Of course, in any particular case there may be considerations that give pause to this approach. Perhaps, despite the manifest hostilities, there exists no genuine grounds for dissolution. Or the shareholder or operating agreement may have a provision that treats the filing of a dissolution petition as an offer to sell the petitioner’s shares at book value and/or on highly unfavorable terms. Or dissolution may place the company’s credit facility at immediate risk.

Regardless, it’s always important and helpful for the parties and their counsel to be frank and upfront with the court about their clients’ ultimate goal and, if it’s apparent that all parties desire to end an irreconcilably broken relationship, to focus on achieving that end.

Update January 2, 2015:  Last month, in Zaccherio v Lavalle, Index No. 15919/07, Justice Bucaria issued another decision dismissing the complaint in an action brought by a minority shareholder for breach of the shareholders’ agreement without prejudice to the commencement of a proceeding to dissolve the corporation.
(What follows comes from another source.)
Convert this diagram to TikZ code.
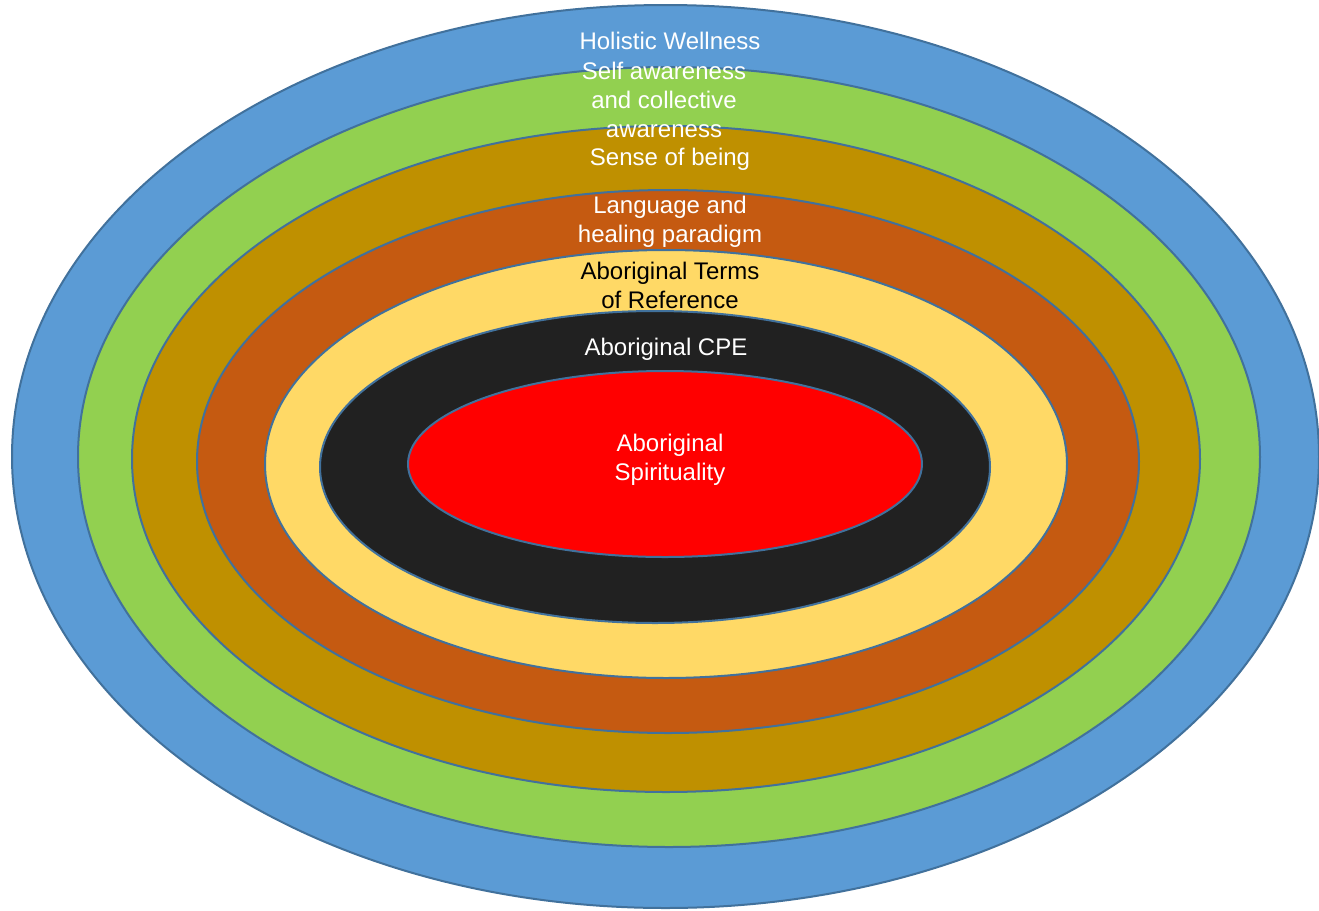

Update July 12, 2015:  AJG Parkview Corp. v Parkview at Salisbury, LLC, Index No. 603044/15, is the most recent decision in which Justice Bucaria applied the “squabbling partners” rule to a two member, 50/50 LLC to deny interim relief without prejudice to the plaintiff’s commencement of a judicial dissolution proceeding.

Update June 17, 2016:  Here’s another one: Schrier Fiscella & Sussman, LLC v Fiscella, Index No. 10451/13, decided May 25, 2016, in which Justice Bucaria dismissed a complaint asserting derivative and other claims in a dispute among LLC members with leave to commence a dissolution proceeding.

  • lisapom

    It is precisely because the remedies available in litigation are so limited that litigation should be the last rather than first resort for disputing business partners. Mediation can help the partners determine if the partnership can be saved or the business restructured through a buyout, spin-off or other transaction.